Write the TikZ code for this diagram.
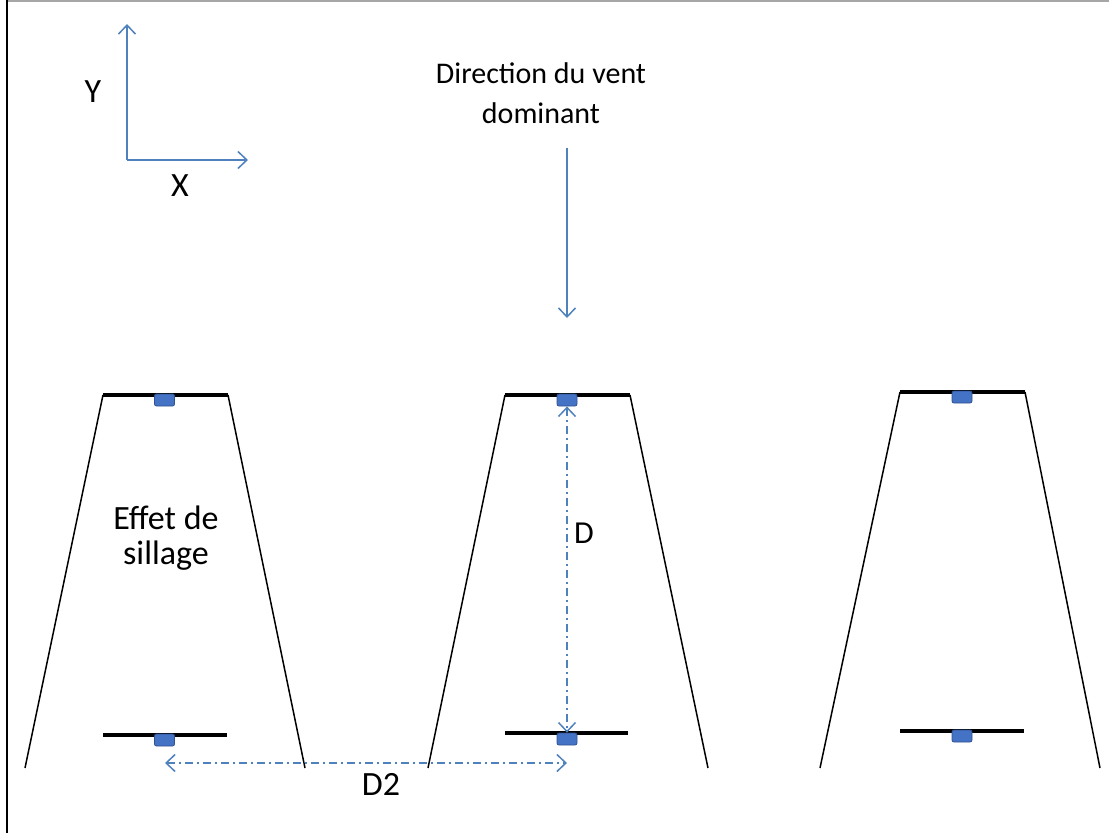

###

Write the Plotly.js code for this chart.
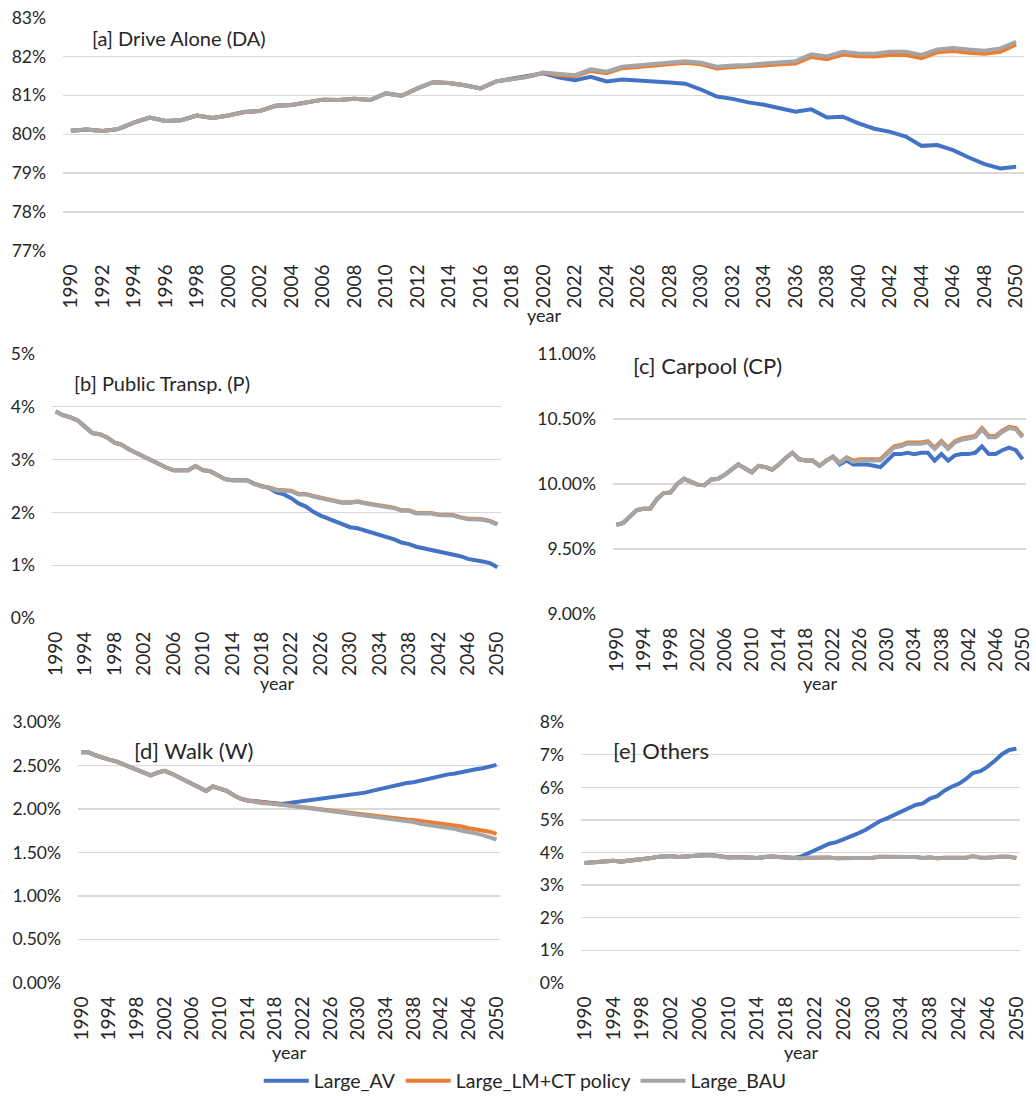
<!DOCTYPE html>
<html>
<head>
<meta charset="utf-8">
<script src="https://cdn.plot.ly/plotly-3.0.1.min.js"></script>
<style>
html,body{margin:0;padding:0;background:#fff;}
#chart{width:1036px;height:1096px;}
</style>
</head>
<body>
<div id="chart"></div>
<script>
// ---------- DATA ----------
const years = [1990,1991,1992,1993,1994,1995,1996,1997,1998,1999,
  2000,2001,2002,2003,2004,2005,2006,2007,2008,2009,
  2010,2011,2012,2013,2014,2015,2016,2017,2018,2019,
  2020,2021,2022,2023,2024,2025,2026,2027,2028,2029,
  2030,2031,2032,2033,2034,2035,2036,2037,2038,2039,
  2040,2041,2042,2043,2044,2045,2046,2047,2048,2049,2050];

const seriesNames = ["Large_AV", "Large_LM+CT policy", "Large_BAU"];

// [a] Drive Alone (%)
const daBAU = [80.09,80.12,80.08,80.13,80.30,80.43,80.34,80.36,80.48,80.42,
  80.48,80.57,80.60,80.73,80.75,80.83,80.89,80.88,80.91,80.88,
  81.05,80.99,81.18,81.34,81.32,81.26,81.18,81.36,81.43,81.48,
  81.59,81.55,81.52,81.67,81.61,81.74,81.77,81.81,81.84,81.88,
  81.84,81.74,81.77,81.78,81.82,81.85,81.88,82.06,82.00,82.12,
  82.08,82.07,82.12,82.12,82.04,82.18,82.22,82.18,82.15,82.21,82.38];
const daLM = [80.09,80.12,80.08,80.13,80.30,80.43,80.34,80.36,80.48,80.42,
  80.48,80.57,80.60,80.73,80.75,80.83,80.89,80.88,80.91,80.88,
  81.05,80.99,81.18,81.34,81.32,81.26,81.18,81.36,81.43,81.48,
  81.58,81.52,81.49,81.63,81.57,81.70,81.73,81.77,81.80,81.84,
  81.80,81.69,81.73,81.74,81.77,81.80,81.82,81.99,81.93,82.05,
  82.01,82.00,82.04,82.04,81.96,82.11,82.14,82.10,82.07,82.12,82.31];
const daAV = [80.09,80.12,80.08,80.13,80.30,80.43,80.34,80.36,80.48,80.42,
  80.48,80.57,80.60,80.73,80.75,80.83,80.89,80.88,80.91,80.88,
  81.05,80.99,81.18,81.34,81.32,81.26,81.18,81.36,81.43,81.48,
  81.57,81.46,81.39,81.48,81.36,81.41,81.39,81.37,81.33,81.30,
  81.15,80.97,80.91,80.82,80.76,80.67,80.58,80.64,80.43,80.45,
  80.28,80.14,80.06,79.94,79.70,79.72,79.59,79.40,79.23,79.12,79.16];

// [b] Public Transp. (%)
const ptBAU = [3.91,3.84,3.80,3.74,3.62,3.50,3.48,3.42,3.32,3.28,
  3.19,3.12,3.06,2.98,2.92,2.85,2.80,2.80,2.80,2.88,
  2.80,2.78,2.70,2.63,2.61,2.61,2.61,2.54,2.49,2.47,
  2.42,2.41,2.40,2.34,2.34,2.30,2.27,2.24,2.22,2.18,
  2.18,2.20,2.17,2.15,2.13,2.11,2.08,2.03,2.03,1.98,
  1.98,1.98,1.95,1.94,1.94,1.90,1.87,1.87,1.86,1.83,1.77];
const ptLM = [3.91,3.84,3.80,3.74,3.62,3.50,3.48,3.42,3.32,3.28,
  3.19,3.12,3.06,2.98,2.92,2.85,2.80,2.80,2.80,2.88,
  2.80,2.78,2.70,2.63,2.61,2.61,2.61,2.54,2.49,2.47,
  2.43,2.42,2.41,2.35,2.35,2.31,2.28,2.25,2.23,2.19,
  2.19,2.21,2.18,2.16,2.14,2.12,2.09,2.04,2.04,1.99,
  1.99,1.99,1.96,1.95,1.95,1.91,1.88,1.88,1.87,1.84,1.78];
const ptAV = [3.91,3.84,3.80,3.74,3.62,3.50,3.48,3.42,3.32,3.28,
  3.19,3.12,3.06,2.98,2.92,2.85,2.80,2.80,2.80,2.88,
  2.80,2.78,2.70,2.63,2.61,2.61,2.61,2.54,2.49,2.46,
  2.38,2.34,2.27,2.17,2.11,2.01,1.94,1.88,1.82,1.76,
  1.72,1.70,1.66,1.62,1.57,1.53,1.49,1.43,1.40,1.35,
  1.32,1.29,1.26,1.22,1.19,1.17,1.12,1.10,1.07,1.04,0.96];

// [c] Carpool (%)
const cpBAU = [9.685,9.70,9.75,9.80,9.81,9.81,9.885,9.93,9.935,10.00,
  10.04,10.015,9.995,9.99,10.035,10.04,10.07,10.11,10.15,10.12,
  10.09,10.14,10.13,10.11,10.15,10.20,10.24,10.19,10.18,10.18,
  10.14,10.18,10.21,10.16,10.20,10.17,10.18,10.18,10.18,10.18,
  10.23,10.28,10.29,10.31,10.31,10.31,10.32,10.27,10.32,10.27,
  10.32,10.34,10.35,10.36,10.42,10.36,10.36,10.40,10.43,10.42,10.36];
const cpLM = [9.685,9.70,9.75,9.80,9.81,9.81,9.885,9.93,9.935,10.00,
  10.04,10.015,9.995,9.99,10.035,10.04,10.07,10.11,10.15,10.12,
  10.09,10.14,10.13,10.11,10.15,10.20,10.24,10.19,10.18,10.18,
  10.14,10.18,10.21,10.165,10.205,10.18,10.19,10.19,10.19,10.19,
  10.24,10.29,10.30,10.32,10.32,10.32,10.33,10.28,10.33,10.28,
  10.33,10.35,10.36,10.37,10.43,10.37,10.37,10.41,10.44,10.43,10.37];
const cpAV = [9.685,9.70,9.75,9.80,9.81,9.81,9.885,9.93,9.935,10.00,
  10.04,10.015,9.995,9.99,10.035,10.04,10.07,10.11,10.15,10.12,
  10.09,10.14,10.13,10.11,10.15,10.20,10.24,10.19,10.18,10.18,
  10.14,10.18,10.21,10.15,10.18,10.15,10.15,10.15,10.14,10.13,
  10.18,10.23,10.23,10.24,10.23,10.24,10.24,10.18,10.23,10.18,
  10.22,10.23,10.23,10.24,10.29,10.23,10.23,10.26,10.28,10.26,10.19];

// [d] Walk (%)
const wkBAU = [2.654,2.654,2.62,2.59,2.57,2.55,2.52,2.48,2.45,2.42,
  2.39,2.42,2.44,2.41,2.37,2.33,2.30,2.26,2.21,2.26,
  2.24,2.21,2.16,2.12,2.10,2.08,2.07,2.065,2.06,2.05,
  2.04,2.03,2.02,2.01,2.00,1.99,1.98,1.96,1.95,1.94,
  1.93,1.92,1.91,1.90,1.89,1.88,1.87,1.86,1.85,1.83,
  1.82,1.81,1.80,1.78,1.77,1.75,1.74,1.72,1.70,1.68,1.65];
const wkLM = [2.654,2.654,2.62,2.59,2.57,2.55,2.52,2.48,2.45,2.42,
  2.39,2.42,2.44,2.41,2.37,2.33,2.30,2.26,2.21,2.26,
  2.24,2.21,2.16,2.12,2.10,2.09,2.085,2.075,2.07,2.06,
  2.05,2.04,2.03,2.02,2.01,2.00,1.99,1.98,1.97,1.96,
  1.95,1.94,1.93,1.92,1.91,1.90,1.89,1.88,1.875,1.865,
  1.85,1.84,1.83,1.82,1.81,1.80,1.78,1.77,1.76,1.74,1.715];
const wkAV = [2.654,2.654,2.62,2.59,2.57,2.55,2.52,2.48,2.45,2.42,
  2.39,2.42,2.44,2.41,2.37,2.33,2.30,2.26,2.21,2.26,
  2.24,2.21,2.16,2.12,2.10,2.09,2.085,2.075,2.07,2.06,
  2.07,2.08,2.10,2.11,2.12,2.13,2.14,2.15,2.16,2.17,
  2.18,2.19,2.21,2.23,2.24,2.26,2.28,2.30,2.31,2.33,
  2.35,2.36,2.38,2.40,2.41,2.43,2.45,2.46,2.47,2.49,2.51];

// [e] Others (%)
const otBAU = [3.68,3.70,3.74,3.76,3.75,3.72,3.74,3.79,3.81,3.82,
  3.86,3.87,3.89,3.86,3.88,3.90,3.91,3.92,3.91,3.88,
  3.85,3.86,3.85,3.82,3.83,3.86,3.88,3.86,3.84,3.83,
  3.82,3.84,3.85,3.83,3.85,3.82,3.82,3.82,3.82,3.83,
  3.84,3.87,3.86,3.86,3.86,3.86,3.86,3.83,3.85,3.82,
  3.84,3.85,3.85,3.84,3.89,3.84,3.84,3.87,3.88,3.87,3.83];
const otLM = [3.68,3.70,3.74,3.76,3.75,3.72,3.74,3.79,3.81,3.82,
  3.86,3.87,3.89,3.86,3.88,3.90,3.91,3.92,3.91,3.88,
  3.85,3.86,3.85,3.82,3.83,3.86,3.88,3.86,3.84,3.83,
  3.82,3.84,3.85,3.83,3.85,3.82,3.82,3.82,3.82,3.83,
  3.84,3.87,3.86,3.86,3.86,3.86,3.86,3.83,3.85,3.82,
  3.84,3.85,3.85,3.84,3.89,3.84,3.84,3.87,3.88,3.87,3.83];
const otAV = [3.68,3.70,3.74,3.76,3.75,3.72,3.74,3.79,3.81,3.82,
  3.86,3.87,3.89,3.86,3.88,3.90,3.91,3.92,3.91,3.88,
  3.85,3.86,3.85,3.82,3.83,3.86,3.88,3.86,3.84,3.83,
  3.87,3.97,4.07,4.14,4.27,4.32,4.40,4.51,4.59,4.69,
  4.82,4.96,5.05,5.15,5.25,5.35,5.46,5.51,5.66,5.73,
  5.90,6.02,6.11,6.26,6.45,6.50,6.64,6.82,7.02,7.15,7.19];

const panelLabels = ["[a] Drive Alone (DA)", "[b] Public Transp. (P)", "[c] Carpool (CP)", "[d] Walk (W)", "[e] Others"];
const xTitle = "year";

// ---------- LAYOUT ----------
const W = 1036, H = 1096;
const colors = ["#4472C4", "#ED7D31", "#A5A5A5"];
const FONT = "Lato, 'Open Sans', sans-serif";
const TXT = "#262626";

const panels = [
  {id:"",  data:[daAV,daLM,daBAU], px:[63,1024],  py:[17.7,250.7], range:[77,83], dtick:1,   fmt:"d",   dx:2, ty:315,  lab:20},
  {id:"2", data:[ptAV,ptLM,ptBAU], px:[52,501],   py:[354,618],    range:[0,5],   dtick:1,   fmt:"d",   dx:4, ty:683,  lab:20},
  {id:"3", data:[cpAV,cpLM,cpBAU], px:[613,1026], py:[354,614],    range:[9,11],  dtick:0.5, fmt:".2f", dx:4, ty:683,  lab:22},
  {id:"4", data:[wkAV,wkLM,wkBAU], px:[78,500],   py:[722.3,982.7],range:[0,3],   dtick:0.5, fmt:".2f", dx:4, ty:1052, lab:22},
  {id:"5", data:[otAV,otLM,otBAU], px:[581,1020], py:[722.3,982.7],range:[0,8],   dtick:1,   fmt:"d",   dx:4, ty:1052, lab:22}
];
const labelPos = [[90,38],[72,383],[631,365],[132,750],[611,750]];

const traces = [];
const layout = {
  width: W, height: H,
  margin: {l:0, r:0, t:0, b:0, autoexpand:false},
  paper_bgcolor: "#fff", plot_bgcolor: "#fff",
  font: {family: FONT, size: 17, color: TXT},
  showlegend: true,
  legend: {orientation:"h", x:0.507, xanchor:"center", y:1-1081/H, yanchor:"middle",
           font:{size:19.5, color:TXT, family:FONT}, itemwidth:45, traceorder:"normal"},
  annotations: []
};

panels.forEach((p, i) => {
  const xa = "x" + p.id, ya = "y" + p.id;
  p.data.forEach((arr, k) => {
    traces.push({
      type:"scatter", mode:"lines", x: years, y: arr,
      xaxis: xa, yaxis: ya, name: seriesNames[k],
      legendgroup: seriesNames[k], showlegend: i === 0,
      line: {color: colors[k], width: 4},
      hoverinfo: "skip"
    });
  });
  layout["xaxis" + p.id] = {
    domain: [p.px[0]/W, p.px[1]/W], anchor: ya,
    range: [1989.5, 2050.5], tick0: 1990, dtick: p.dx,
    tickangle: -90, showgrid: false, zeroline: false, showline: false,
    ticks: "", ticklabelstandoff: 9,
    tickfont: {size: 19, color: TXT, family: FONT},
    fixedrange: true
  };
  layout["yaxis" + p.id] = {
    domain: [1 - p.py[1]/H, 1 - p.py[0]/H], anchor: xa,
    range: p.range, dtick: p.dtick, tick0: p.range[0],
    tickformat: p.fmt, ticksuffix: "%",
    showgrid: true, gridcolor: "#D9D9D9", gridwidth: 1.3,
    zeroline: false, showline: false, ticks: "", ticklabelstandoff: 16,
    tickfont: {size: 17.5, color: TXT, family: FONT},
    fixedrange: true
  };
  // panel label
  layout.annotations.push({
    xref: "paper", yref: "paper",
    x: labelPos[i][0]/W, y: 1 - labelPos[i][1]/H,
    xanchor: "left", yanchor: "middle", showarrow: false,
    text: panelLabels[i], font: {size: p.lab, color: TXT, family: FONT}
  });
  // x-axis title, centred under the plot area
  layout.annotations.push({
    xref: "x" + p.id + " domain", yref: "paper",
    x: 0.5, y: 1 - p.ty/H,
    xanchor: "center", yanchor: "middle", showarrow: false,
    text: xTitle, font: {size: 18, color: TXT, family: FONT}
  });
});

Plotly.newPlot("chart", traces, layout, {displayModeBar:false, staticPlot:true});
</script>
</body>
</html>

###

__SET TASK__: Gather and copy every line of the data in which the string "this" is found.

__THE COMPLETED TASK__:
Write the TikZ code for this diagram.
Write the Plotly.js code for this chart.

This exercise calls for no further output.